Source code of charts
.....
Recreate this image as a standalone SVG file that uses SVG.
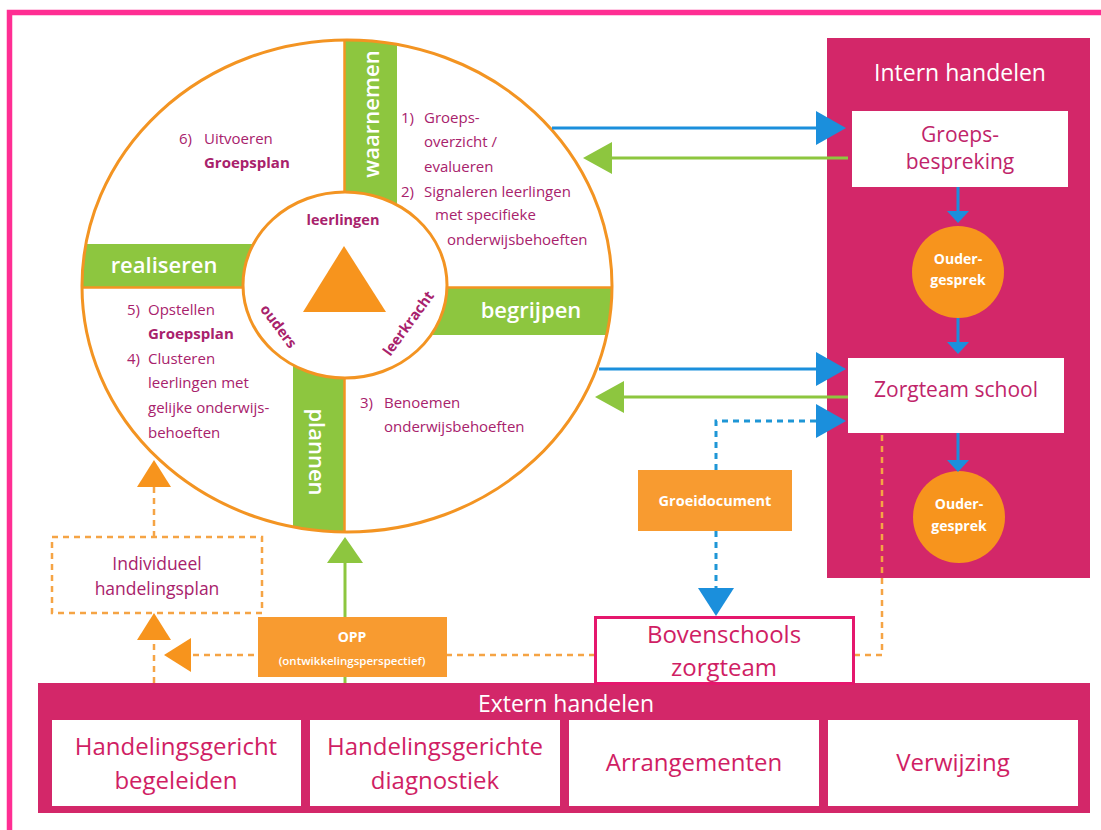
<svg xmlns="http://www.w3.org/2000/svg" width="1101" height="830" viewBox="0 0 1101 830">
<style>
text{font-family:"Open Sans","Noto Sans","Liberation Sans",sans-serif}
.ct{font-size:15px;fill:#a8226c}
.ctb{font-size:15px;fill:#a8226c;font-weight:700}
.inn{font-size:14.5px;fill:#a8226c;font-weight:700}
.bar{font-size:22px;fill:#fff;font-weight:600}
.gbar{fill:#8dc63f}
.oline{stroke:#f39422;stroke-width:2.5;fill:none}
.crim{fill:#d32769}
.wbox{fill:#fff}
.bt{font-size:21px;fill:#c0246a;text-anchor:middle}
.et{font-size:24px;fill:#d01e64;text-anchor:middle}
.ht{font-size:23px;fill:#fff;text-anchor:middle}
.oc{fill:#f7941d}
.ot{font-size:14px;fill:#fff;font-weight:700;text-anchor:middle}
.blue{stroke:#1b8fdc;stroke-width:3;fill:none}
.green{stroke:#8dc63f;stroke-width:3;fill:none}
.bdash{stroke:#1e96d6;stroke-width:3;fill:none;stroke-dasharray:6 5}
.odash{stroke:#f5a445;stroke-width:2.5;fill:none;stroke-dasharray:6 5}
</style>
<defs>
<clipPath id="cc"><ellipse cx="347" cy="286" rx="265" ry="246"/></clipPath>
<marker id="mBlue" markerUnits="userSpaceOnUse" viewBox="0 0 30 34" refX="0" refY="17" markerWidth="30" markerHeight="34" orient="auto"><path d="M0,0 L30,17 L0,34 z" fill="#1b8fdc"/></marker>
<marker id="mBlueD" markerUnits="userSpaceOnUse" viewBox="0 0 28 36" refX="0" refY="18" markerWidth="28" markerHeight="36" orient="auto"><path d="M0,0 L28,18 L0,36 z" fill="#1b8fdc"/></marker>
<marker id="mGreen" markerUnits="userSpaceOnUse" viewBox="0 0 29 32" refX="0" refY="16" markerWidth="29" markerHeight="32" orient="auto"><path d="M0,0 L29,16 L0,32 z" fill="#8dc63f"/></marker>
<marker id="mGreenUp" markerUnits="userSpaceOnUse" viewBox="0 0 26 36" refX="0" refY="18" markerWidth="26" markerHeight="36" orient="auto"><path d="M0,0 L26,18 L0,36 z" fill="#8dc63f"/></marker>
<marker id="mSmall" markerUnits="userSpaceOnUse" viewBox="0 0 12 22" refX="0" refY="11" markerWidth="12" markerHeight="22" orient="auto"><path d="M0,0 L12,11 L0,22 z" fill="#1b8fdc"/></marker>
<marker id="mOrange" markerUnits="userSpaceOnUse" viewBox="0 0 27 34" refX="0" refY="17" markerWidth="27" markerHeight="34" orient="auto"><path d="M0,0 L27,17 L0,34 z" fill="#f7941d"/></marker>
</defs>
<rect x="0" y="0" width="1101" height="830" fill="#fff"/>
<rect x="9.5" y="12.5" width="1200" height="1000" fill="none" stroke="#ff2e93" stroke-width="5.5"/>

<g id="cycle">
<ellipse cx="347" cy="286" rx="265" ry="246" fill="#fff"/>
<g clip-path="url(#cc)">
<rect class="gbar" x="344" y="30" width="53" height="200"/>
<rect class="gbar" x="293" y="340" width="52" height="220"/>
<rect class="gbar" x="70" y="244" width="200" height="44"/>
<rect class="gbar" x="420" y="287" width="210" height="48"/>
<line class="oline" x1="344.5" y1="30" x2="344.5" y2="560"/>
<line class="oline" x1="60" y1="287.5" x2="640" y2="287.5"/>
</g>
<ellipse cx="347" cy="286" rx="265" ry="246" fill="none" stroke="#f39422" stroke-width="3"/>
<ellipse cx="345" cy="285" rx="102" ry="93" fill="#fff" stroke="#f39422" stroke-width="3"/>
<polygon points="344,246 303,312 386,312" fill="#f7941d"/>
<text class="inn" x="343" y="225" text-anchor="middle">leerlingen</text>
<text class="inn" x="279" y="326" text-anchor="middle" dominant-baseline="central" transform="rotate(53 279 326)">ouders</text>
<text class="inn" x="408" y="323" text-anchor="middle" dominant-baseline="central" transform="rotate(-54 408 323)">leerkracht</text>
<text class="bar" x="370" y="114" text-anchor="middle" dominant-baseline="central" transform="rotate(-90 370 114)">waarnemen</text>
<text class="bar" x="318" y="452" text-anchor="middle" dominant-baseline="central" transform="rotate(90 318 452)">plannen</text>
<text class="bar" x="164" y="273" text-anchor="middle">realiseren</text>
<text class="bar" x="531" y="318" text-anchor="middle">begrijpen</text>
<text class="ct" x="179" y="144">6)</text><text class="ct" x="204" y="144">Uitvoeren</text>
<text class="ctb" x="204" y="168">Groepsplan</text>
<text class="ct" x="401" y="123">1)</text><text class="ct" x="424" y="123">Groeps-</text>
<text class="ct" x="424" y="147">overzicht /</text>
<text class="ct" x="424" y="172">evalueren</text>
<text class="ct" x="401" y="197">2)</text><text class="ct" x="424" y="197">Signaleren leerlingen</text>
<text class="ct" x="435" y="220">met specifieke</text>
<text class="ct" x="447" y="245">onderwijsbehoeften</text>
<text class="ct" x="127" y="315">5)</text><text class="ct" x="148" y="315">Opstellen</text>
<text class="ctb" x="148" y="339">Groepsplan</text>
<text class="ct" x="127" y="364">4)</text><text class="ct" x="148" y="364">Clusteren</text>
<text class="ct" x="148" y="388">leerlingen met</text>
<text class="ct" x="148" y="413">gelijke onderwijs-</text>
<text class="ct" x="148" y="438">behoeften</text>
<text class="ct" x="360" y="408">3)</text><text class="ct" x="384" y="408">Benoemen</text>
<text class="ct" x="384" y="432">onderwijsbehoeften</text>
</g>

<g id="intern">
<rect class="crim" x="827" y="38" width="263" height="540"/>
<text class="ht" x="960" y="81">Intern handelen</text>
</g>
<g id="groepsbespreking">
<rect class="wbox" x="852" y="111" width="216" height="76"/>
<text class="bt" x="960" y="142">Groeps-</text>
<text class="bt" x="960" y="169">bespreking</text>
</g>
<g id="oudergesprek1">
<circle class="oc" cx="958" cy="272" r="46"/>
<text class="ot" x="958" y="264">Ouder-</text>
<text class="ot" x="958" y="285">gesprek</text>
</g>
<g id="zorgteam">
<rect class="wbox" x="848" y="358" width="216" height="75"/>
<text class="bt" x="956" y="397">Zorgteam school</text>
</g>
<g id="oudergesprek2">
<circle class="oc" cx="959" cy="517" r="46"/>
<text class="ot" x="959" y="509">Ouder-</text>
<text class="ot" x="959" y="531">gesprek</text>
</g>

<g id="connectors">
<line class="blue" x1="552" y1="128" x2="816" y2="128" marker-end="url(#mBlue)"/>
<line class="green" x1="848" y1="158" x2="612" y2="158" marker-end="url(#mGreen)"/>
<line class="blue" x1="599" y1="369" x2="816" y2="369" marker-end="url(#mBlue)"/>
<line class="green" x1="848" y1="397" x2="624" y2="397" marker-end="url(#mGreen)"/>
<path class="bdash" d="M716,470 V421 H816" marker-end="url(#mBlue)"/>
<path class="bdash" d="M716,531 V588" marker-end="url(#mBlueD)"/>
<line class="blue" x1="958" y1="187" x2="958" y2="211" marker-end="url(#mSmall)"/>
<line class="blue" x1="958" y1="318" x2="958" y2="342" marker-end="url(#mSmall)"/>
<line class="blue" x1="958" y1="433" x2="958" y2="460" marker-end="url(#mSmall)"/>
<line class="green" x1="345" y1="683" x2="345" y2="563" marker-end="url(#mGreenUp)"/>
<path class="odash" d="M882,435 V655 H855"/>
<path class="odash" d="M595,655 H191" marker-end="url(#mOrange)"/>
<path class="odash" d="M154,683 V640" marker-end="url(#mOrange)"/>
<path class="odash" d="M154,537 V487" marker-end="url(#mOrange)"/>
</g>

<g id="individueel">
<rect x="52" y="537" width="210" height="76" fill="#fff" class="odash"/>
<text x="157" y="570" font-size="17.5" fill="#a8226c" text-anchor="middle">Individueel</text>
<text x="157" y="595" font-size="17.5" fill="#a8226c" text-anchor="middle">handelingsplan</text>
</g>
<g id="opp">
<rect x="258" y="617" width="189" height="60" fill="#f89b30"/>
<text x="352" y="642" font-size="14" font-weight="700" fill="#fff" text-anchor="middle">OPP</text>
<text x="352" y="665" font-size="11.5" font-weight="600" fill="#fff" text-anchor="middle">(ontwikkelingsperspectief)</text>
</g>
<g id="groeidocument">
<rect x="638" y="470" width="154" height="61" fill="#f89b30"/>
<text x="715" y="506" font-size="14.5" font-weight="700" fill="#fff" text-anchor="middle">Groeidocument</text>
</g>

<g id="extern">
<rect class="crim" x="38" y="683" width="1052" height="130"/>
<text class="ht" x="566" y="712">Extern handelen</text>
<rect class="wbox" x="52" y="720" width="249" height="86"/>
<rect class="wbox" x="310" y="720" width="250" height="86"/>
<rect class="wbox" x="569" y="720" width="250" height="86"/>
<rect class="wbox" x="828" y="720" width="250" height="86"/>
<text class="et" x="176" y="755">Handelingsgericht</text>
<text class="et" x="176" y="789">begeleiden</text>
<text class="et" x="435" y="755">Handelingsgerichte</text>
<text class="et" x="435" y="789">diagnostiek</text>
<text class="et" x="694" y="771">Arrangementen</text>
<text class="et" x="953" y="771">Verwijzing</text>
</g>
<g id="bovenschools">
<rect x="595.5" y="617.5" width="258" height="66" fill="#fff" stroke="#e5176d" stroke-width="3"/>
<text class="et" x="724" y="643">Bovenschools</text>
<text class="et" x="724" y="676">zorgteam</text>
</g>
</svg>
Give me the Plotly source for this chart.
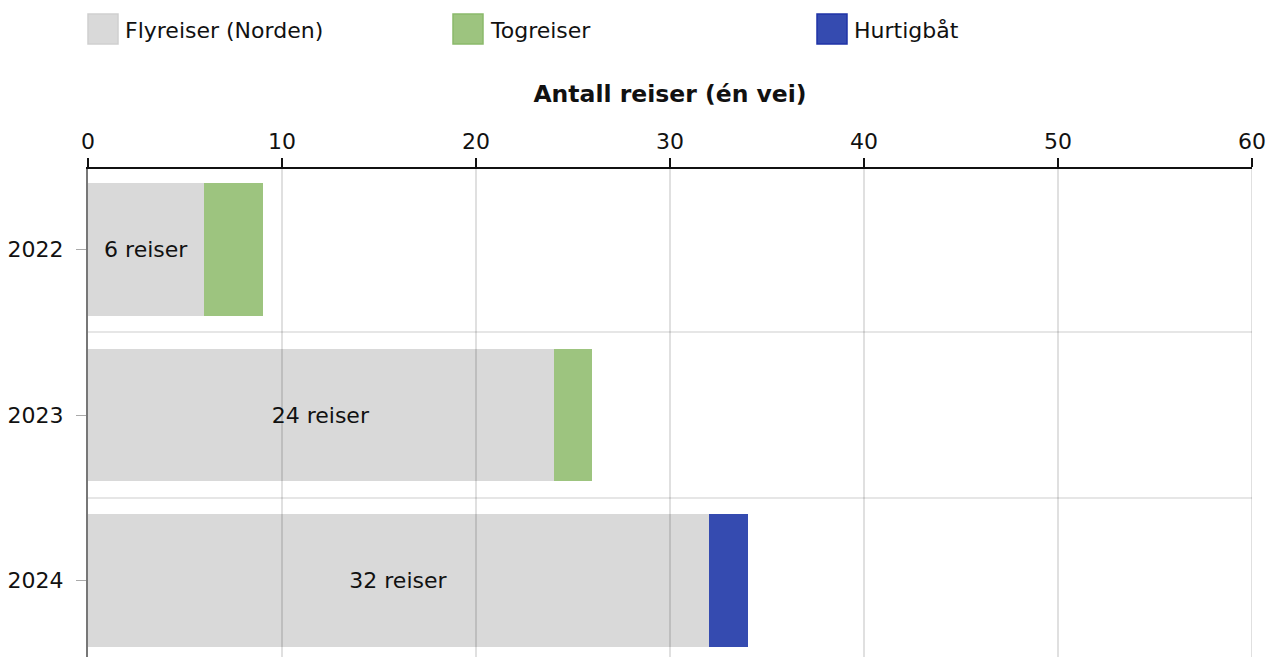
.....
### Goal
Only the number is wanted: how many lines above include the word "this"?

### Answer in full
2